Jerry Bruckheimer: Hollywood Golden Film Era Over, TV is the Future

Jerry Bruckheimer (Alberto E. Rodriguez / Getty)
Alberto E. Rodriguez / Getty

Jerry Bruckheimer told a Loyola Marymount University film school audience last week that “Tinsel Town” is about to cede its moviemaking dominance to China, and TV is the future.

Bruckheimer took time from post-production efforts preparing for what is expected to be the 2017 summer blockbuster, Pirates of the Caribbean: Dead Men Tell No Tales, to sit for an interview for The Hollywood Reporter Masters Series on October 27 at LMU.

With 41 Academy Award nominations (six wins), eight Grammy Award nominations (five wins) and 77 Emmy Award nominations (seventeen wins), Bruckheimer is still at the pinnacle of Hollywood’s moguls.

Fifteen Hollywood movie studios were founded in 1911 and the name “Hollywood” quickly became synonymous with the entire movie industry. For the next hundred years, the town dominated the film, television and music industries.

But Bruckheimer responded to a THR question about the risk the Hollywood would no longer dominate “The Business” at some time:

China’s building–what?–10, 12 theaters a week. So, I mean, it’s going to be enormous in China. Russia, too–they’re expanding. China has how many billions of people? And the way they, the government, is structured, they want to keep their people in the villages that they’re in because they can’t all migrate to the big cities. The big cities are overcrowded. So by building these complexes of theaters, they’re entertaining their masses.

Worldwide filmed entertainment revenue was $88.3 billion and Global box office accounted for $39.1 billion last year, according to Statista. Although Hollywood’s Twentieth Century Fox, Disney’s Buena Vista and Warner Brothers are still the largest studios, China is the now the largest single box market with $4.8 billion in ticket sales. (India produced the largest number of films, with 1,966.)

Bruckheimer commented that the shift from the domestic U.S. market has resulted in more than 70 percent of many studio films’ revenue being international. He warned the fired-up student audience about the trend: “You’d be a fool not to. And you have to think about what will play in China and Russia and some of the big markets.”

Bruckheimer recounted that he started in the mail room at a Detroit advertising agency and worked his way up to a $100,000 a year advertising job in New York.
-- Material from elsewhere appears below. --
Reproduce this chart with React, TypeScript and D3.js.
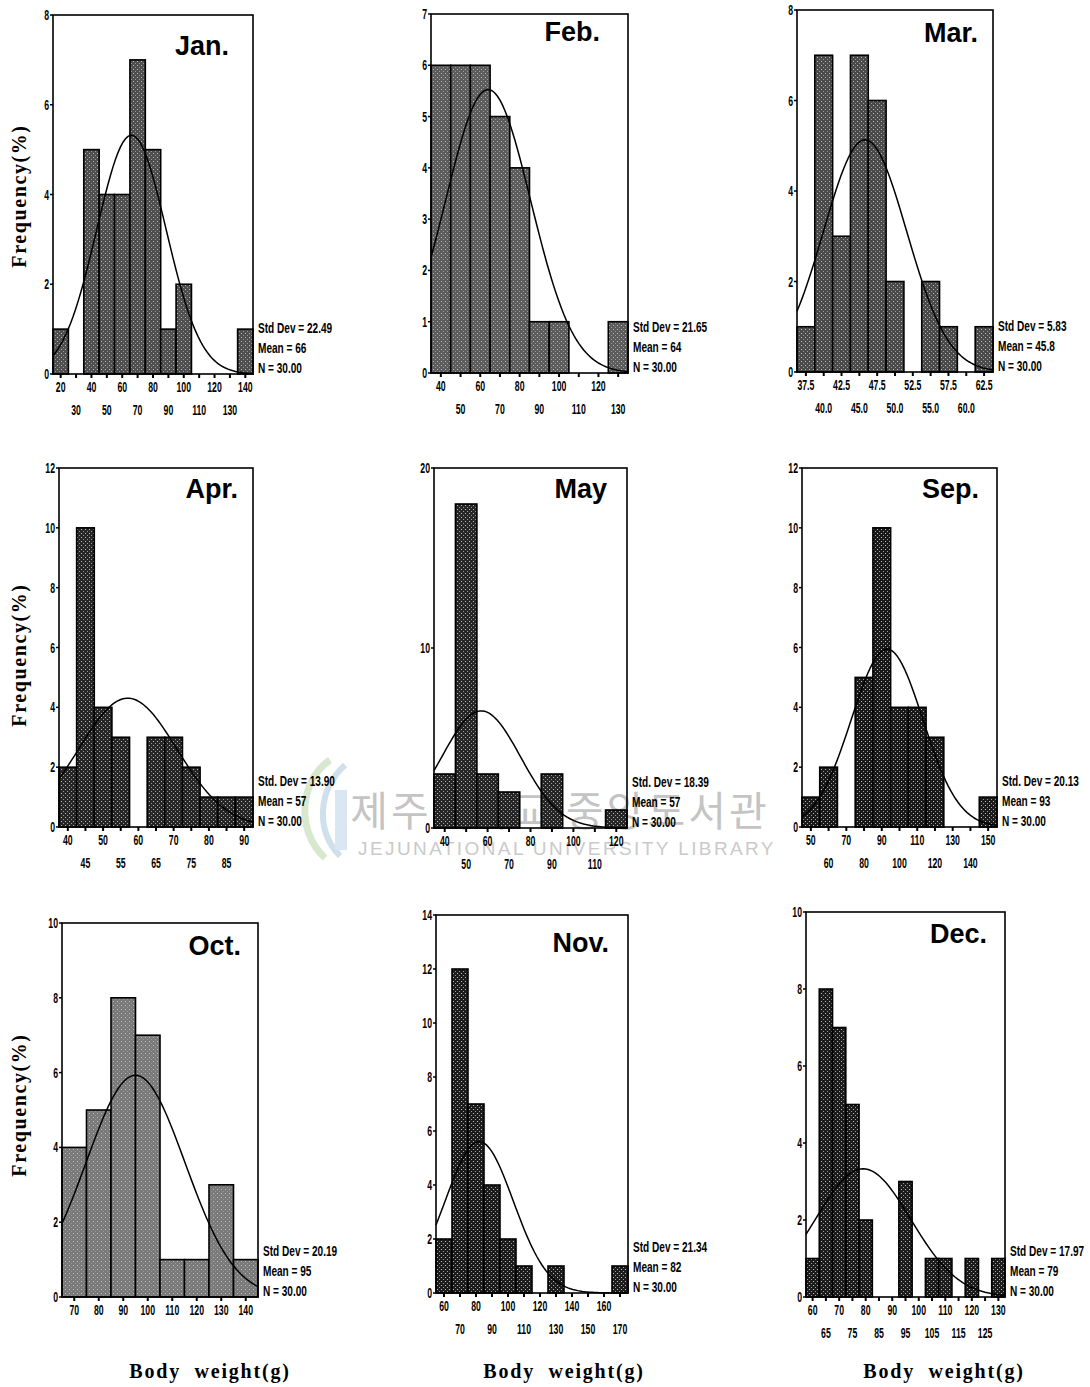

He decided to go to Hollywood in 1970, “Advertising, doing 30 and 60-second commercials, gave me a great education about film and communicating to people on how to sell a product.  But I wanted to tell stories and stories that were longer than 60 seconds.”

He credits his understanding of how to make movies by learning from the ground up how to deal with the truncated schedule of television. Bruckheimer advised that in television you try to sell your ideas to the networks in August, get agreements in October and shoot pilots in January.

It took him eight years to have Beverly Hills Cop made, and after his success it still takes years to complete a feature film.

Although the feature length movie business in the future may be dominated by China and India, Bruckheimer believes “The Business” holds great opportunities in domestic television, which has expanded from three networks and one independent station to 400 drama series on hundreds of channels. He emphasized that there will always be a market for premiere actors, great writers and directors.

When asked, “What would you say to these students as advice, in terms of how to make their mark?” Bruckheimer summed up the high points in his storied Hollywood career: “…when you stand in back of the theater and you watch an audience enjoy what you’ve done. That’s my favorite moment.”